The report said it did not get a completely positive answer after multiple requests, but "all indications are that Li Auto will take a new step in its strategic layout."
Compared to Hefei, where NIO was saved, Guangzhou, where XPeng Motors is located, and Shanghai, where Tesla was introduced, Beijing lacks strong and focused new energy vehicle companies.
A factory located in Beijing is not out of the realm of possibility to happen, the report said.
CnEVPost asked Li Auto for confirmation at the time, and a spokesperson said no information had been received.
Li Auto currently has only one model - the Li ONE with extended-range technology.
The company expects to launch an all-electric model in 2023, and will release at least two new products each year starting in 2022.

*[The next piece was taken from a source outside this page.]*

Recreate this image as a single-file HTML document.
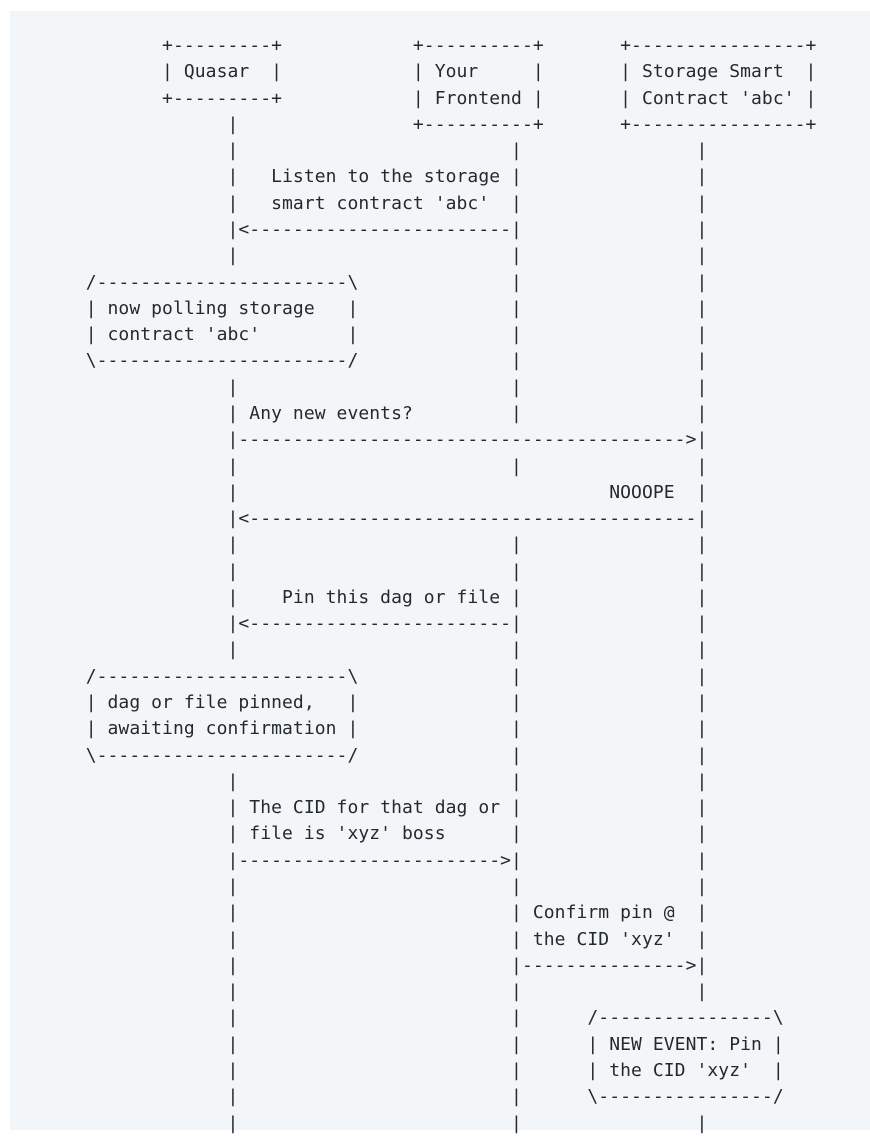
<!DOCTYPE html>
<html><head><meta charset="utf-8"><style>
html,body{margin:0;padding:0;background:#fff;width:870px;height:1130px;overflow:hidden;}
.bg{position:absolute;left:10px;top:11px;width:860px;height:1119px;background:#f3f6f9;}
pre{position:absolute;left:85.7px;top:33px;margin:0;font-family:"DejaVu Sans Mono","Liberation Mono",monospace;font-size:18px;line-height:26.28px;letter-spacing:0.07px;color:#24292e;}
</style></head><body><div class="bg"></div><pre>       +---------+            +----------+       +----------------+
       | Quasar  |            | Your     |       | Storage Smart  |
       +---------+            | Frontend |       | Contract 'abc' |
             |                +----------+       +----------------+
             |                         |                |
             |   Listen to the storage |                |
             |   smart contract 'abc'  |                |
             |&lt;------------------------|                |
             |                         |                |
/-----------------------\              |                |
| now polling storage   |              |                |
| contract 'abc'        |              |                |
\-----------------------/              |                |
             |                         |                |
             | Any new events?         |                |
             |-----------------------------------------&gt;|
             |                         |                |
             |                                  NOOOPE  |
             |&lt;-----------------------------------------|
             |                         |                |
             |                         |                |
             |    Pin this dag or file |                |
             |&lt;------------------------|                |
             |                         |                |
/-----------------------\              |                |
| dag or file pinned,   |              |                |
| awaiting confirmation |              |                |
\-----------------------/              |                |
             |                         |                |
             | The CID for that dag or |                |
             | file is 'xyz' boss      |                |
             |------------------------&gt;|                |
             |                         |                |
             |                         | Confirm pin @  |
             |                         | the CID 'xyz'  |
             |                         |---------------&gt;|
             |                         |                |
             |                         |      /----------------\
             |                         |      | NEW EVENT: Pin |
             |                         |      | the CID 'xyz'  |
             |                         |      \----------------/
             |                         |                |
</pre></body></html>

Deutsche Bank's Edison Yu's team is not bullish on Li Auto's future product strategy, and said in a research note sent to investors Thursday:
Moving forward, while LI is accelerating its BEV efforts, the company appears to be still committed to development of hybrid EREV powertrain at least for another 2 platform cycles which we view as superfluous (i.e., we don't see EREV representing 1/3 of NEV mix).
We don't doubt EREV unit sales can increase from current levels given Li One is a solid value proposition and China's TAM is massive, but similar to traditional automakers, investors usually give zero credit for success in hybrids, making us wonder why LI would continue investing in this path.
During Li Auto's first-quarter earnings call on May 26, the company's president, Shen Yanan, said the Changzhou plant currently has a daily capacity of up to 500 vehicles at two shifts.
However, it is currently unable to reach the capacity due to chip shortage, and the monthly capacity is expected to exceed 10,000 units in September, Shen said.
The new workshop of Li Auto's Changzhou plant is expected to be completed in 2022, when the annual production capacity will be increased to 200,000 vehicles.
But Li Auto has previously said it aims to sell 1.6 million units by 2025, so building a new plant to expand capacity is especially urgent.